━━━ Data to process
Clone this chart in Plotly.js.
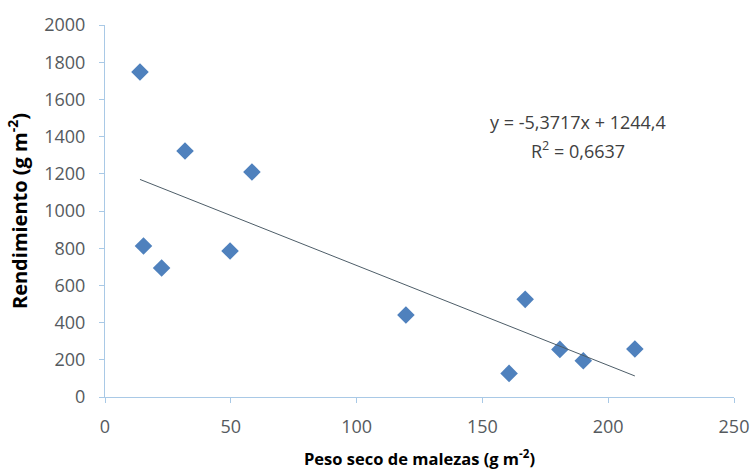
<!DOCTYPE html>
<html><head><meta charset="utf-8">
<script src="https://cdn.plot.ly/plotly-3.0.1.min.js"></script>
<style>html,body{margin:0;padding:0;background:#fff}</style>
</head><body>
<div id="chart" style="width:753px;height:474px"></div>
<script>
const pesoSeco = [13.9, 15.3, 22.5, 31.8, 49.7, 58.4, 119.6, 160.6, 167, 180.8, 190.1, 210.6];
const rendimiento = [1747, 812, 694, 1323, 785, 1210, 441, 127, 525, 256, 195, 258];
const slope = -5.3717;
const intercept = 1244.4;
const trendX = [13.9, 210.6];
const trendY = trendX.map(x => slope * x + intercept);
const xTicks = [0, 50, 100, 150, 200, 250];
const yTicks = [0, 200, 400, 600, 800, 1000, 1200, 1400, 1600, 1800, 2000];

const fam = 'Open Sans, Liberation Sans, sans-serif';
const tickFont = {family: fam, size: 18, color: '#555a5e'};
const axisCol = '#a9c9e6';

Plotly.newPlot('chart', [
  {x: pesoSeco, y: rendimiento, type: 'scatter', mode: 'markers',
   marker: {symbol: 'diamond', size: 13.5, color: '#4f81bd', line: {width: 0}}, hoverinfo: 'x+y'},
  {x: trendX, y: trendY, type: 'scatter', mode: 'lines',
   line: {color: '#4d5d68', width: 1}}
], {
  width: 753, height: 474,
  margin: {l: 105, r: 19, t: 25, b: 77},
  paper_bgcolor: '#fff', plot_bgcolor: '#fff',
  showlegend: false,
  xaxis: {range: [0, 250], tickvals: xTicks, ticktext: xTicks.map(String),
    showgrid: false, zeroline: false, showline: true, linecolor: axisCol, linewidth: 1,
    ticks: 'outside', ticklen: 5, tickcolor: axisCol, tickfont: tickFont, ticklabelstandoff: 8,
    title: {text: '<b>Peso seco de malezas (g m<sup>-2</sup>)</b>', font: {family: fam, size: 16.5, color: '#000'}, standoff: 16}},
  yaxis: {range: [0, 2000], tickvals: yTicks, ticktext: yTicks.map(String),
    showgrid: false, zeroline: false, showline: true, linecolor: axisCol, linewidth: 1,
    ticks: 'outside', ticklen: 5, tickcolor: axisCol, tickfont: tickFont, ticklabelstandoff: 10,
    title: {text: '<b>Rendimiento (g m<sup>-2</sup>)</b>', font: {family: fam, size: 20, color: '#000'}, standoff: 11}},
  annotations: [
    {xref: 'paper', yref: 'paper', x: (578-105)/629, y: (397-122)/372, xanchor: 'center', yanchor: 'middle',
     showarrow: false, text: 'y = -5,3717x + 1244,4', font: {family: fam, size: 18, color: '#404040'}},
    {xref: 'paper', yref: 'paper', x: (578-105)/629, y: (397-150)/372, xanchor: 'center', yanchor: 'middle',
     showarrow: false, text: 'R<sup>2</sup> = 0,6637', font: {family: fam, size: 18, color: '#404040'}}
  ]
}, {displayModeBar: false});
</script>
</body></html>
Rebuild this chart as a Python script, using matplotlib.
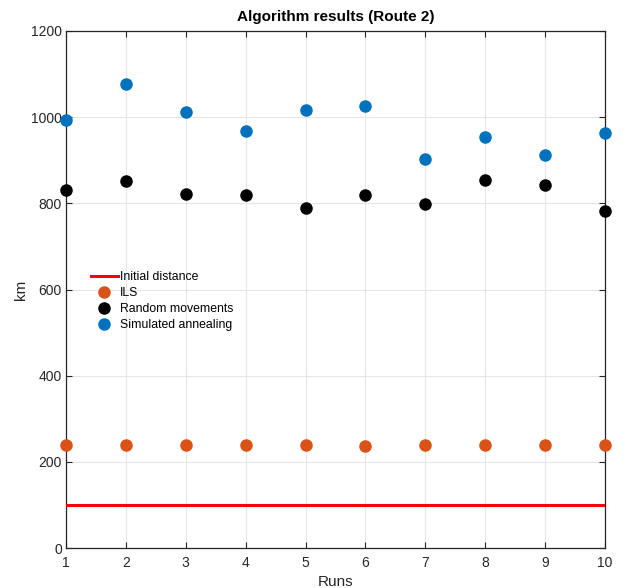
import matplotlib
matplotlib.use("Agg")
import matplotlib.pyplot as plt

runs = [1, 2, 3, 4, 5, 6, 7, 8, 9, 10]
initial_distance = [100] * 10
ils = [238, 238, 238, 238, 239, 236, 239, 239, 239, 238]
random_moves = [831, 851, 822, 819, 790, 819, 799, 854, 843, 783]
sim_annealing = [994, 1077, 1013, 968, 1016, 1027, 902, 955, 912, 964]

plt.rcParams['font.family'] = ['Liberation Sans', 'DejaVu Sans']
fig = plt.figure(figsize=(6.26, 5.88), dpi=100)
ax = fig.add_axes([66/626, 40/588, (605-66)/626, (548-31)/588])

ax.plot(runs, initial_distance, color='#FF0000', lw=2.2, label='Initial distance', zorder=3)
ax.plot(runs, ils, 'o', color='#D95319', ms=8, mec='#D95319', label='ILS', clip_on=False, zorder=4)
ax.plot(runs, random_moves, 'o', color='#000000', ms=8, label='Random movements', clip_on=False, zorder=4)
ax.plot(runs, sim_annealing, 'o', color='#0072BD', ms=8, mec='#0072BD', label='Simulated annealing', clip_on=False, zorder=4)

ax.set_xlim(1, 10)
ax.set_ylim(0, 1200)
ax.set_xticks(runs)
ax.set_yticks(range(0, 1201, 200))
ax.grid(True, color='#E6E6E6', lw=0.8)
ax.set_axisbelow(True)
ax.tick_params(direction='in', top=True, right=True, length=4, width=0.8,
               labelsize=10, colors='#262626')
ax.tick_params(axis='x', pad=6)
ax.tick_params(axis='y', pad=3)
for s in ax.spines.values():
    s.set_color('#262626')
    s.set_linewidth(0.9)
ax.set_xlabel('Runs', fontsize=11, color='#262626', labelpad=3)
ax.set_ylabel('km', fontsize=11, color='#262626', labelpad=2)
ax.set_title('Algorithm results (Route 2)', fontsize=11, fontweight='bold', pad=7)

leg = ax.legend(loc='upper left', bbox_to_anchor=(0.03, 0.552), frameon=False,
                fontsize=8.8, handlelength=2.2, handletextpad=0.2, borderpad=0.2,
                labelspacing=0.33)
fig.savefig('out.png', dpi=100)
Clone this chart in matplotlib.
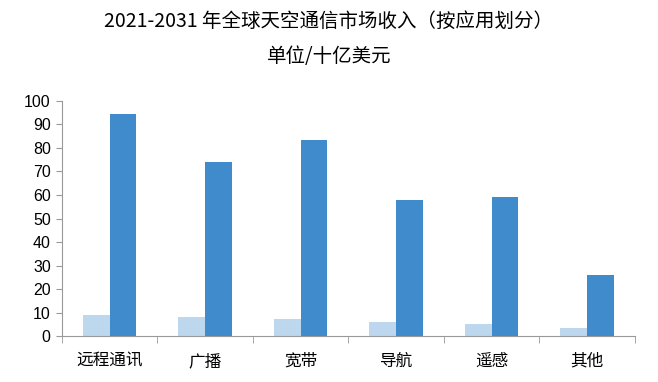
━━━━━━
== Exercise objective ==
Without the pictures, write out the lines from the beginning of the entries through the line with "const axisCol = '#a9c9e6';".

== Written answer ==
Clone this chart in Plotly.js.
<!DOCTYPE html>
<html><head><meta charset="utf-8">
<script src="https://cdn.plot.ly/plotly-3.0.1.min.js"></script>
<style>html,body{margin:0;padding:0;background:#fff}</style>
</head><body>
<div id="chart" style="width:753px;height:474px"></div>
<script>
const pesoSeco = [13.9, 15.3, 22.5, 31.8, 49.7, 58.4, 119.6, 160.6, 167, 180.8, 190.1, 210.6];
const rendimiento = [1747, 812, 694, 1323, 785, 1210, 441, 127, 525, 256, 195, 258];
const slope = -5.3717;
const intercept = 1244.4;
const trendX = [13.9, 210.6];
const trendY = trendX.map(x => slope * x + intercept);
const xTicks = [0, 50, 100, 150, 200, 250];
const yTicks = [0, 200, 400, 600, 800, 1000, 1200, 1400, 1600, 1800, 2000];

const fam = 'Open Sans, Liberation Sans, sans-serif';
const tickFont = {family: fam, size: 18, color: '#555a5e'};
const axisCol = '#a9c9e6';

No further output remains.